Now that feeling has subsided, he said, and hotels can start pushing their message of the importance of in-person meetings. Himelstein said such retreats build a corporate culture, raise morale and help workers build connections.
"When people get together, there's a dynamic that takes place that you just can't replicate," he said.
Even Las Vegas, home of "What happens here, stays here," is now trying to lure in businesses with a new line: Vegas Means Business.
Jeremy Handel, a spokesman for the Las Vegas Convention and Visitors Authority, said the Nevada city has always attracted conventions and business meetings but is now focusing on more mainstream companies.
Instead of just advertising in meeting and convention trade publications, the city is now running ads in Forbes, Fortune, USA Today, The New Yorker and others.
One of the ads features a business executive in a suit saying: "No, I've never shouted 'Woo-Hoo' out of a limo." The ad then says: "If you don't think Vegas is a serious place for business, then you are missing out."
"We want to drive home the fact that business travel means business for them," Handel said. "Face-to-face meetings are how things get done."
There are about 140,000 hotel rooms in the Las Vegas area. Leisure travelers can't fill them all. The city relies on large conventions and smaller business meetings to fill those beds. (The Consumer Electronics Show in January, the largest annual convention in Vegas, brought in 110,000 visitors last year.)
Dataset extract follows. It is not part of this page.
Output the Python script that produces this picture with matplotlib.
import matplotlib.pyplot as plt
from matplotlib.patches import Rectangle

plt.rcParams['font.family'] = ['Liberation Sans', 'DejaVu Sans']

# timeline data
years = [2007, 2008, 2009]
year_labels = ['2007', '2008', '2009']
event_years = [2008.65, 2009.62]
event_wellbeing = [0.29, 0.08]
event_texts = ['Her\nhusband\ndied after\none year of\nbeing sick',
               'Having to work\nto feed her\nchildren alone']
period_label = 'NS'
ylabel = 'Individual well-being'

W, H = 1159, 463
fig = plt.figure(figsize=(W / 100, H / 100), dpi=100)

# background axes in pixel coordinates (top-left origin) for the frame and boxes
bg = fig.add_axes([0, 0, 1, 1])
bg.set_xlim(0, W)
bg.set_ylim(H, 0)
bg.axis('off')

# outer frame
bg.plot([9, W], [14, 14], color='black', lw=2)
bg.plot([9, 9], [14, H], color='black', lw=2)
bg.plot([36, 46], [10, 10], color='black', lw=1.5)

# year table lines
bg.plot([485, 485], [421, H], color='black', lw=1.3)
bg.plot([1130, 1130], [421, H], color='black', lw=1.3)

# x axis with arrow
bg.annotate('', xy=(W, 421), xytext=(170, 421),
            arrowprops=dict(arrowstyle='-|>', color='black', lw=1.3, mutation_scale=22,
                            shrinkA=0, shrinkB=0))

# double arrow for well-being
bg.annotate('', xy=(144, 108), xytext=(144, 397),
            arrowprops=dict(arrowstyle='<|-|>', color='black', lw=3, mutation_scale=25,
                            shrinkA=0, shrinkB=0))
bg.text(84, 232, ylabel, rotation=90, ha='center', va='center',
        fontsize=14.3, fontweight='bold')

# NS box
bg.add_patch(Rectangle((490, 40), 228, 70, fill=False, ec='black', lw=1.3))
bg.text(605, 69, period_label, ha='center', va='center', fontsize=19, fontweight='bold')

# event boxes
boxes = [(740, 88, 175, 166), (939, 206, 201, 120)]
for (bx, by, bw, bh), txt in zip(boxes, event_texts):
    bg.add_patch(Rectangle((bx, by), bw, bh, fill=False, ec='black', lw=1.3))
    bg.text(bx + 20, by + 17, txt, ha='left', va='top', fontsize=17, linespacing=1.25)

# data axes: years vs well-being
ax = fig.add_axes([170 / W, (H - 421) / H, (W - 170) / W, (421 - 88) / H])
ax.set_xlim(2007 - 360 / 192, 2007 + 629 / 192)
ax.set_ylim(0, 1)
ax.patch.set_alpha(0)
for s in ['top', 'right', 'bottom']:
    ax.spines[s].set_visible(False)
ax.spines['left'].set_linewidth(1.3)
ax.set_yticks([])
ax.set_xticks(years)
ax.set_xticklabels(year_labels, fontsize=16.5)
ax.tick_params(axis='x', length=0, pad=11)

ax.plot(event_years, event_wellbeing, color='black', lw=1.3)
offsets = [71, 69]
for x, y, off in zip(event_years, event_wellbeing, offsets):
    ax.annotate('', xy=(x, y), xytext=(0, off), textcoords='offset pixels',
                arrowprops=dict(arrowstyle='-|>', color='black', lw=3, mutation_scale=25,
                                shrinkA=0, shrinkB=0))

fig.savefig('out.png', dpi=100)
British Airways took things one step further, giving away more than 1,000 tickets (and some hotel rooms) to business people who won an essay competition. The business people were asked to make a case for their unmet business travel and why traveling would help grow their company. They were given free flights from New York, Chicago or Los Angeles to London, or anywhere in the world that British Airways flies, to attend a crucial meeting.
David and Cathy Goff, owners of DIVADEVA, were two of the winners. They sell their line of anti-aging skincare products around the world, but thanks to the recession stopped traveling to meet with distributors and clients.
Pre-recession, at least one of them was on the road usually once a month, spending 50 to 60 nights a year in hotels. They attended trade shows, met with distributors and made deals. But then went the economy fell apart, they cut expenses, including travel.
"We were very, very nervous for our business because nobody was buying luxury products," Cathy Goff said.
The Goffs were on the first plane of winners, back on Sept. 15, and attended a trade show in London and then went to Nice, France, to meet with a new distributor.
Suddenly old clients, who had only been talking to the company's overseas representative, were interested in once again placing orders.
"People don't like to go through a third party. They want to deal directly with you and unless you can get to see them, you can't do your job the way you should," Cathy Goff said.
As a result of the trip, the Goffs said, they were able to expand their products to 14 new countries.
Simon Talling-Smith, executive vice president, head of the Americas for British Airways, summed up his airline's message this way: "If you are going to seal the deal, you have to be there in person."
"If you want to grow your business, you can't just stay locked in your office with a cell phone and e-mail. You have to get out there and meet customers, suppliers and partners," Talling-Smith said.
Business travelers make up about half of the airline's revenues, he said, but are clearly less than half of the passengers. They just pay substantially more.
Consider this: a highly-restricted coach ticket between New York and London, booked well in advance, will cost as little as $290 roundtrip plus taxes and fuel surcharges. A ticket for an upper economy seat, called World Traveler Plus, would cost $699 plus the taxes and fees. The cheapest business class seat under those same conditions is $2,296.
And business travelers often book last-minute and make costly changes to their itineraries, adding more profit to the airline's bottom line. However, Talling-Smith said such habits are now changing.
"They've actually started to act like leisure travelers," booking in advance and hesitating to make changes, he said.
Through its campaign, British Airways hopes to convince companies that it is dangerous to see travel as a discretionary expense, he said.
"As long as each business is procrastinating about spending money on travel, they're taking the gamble that their competitors are also procrastinating," Talling-Smith said. "As soon as their competitors start getting out there and meeting the customers face to face, you'll find you will start to lose market share quite fast."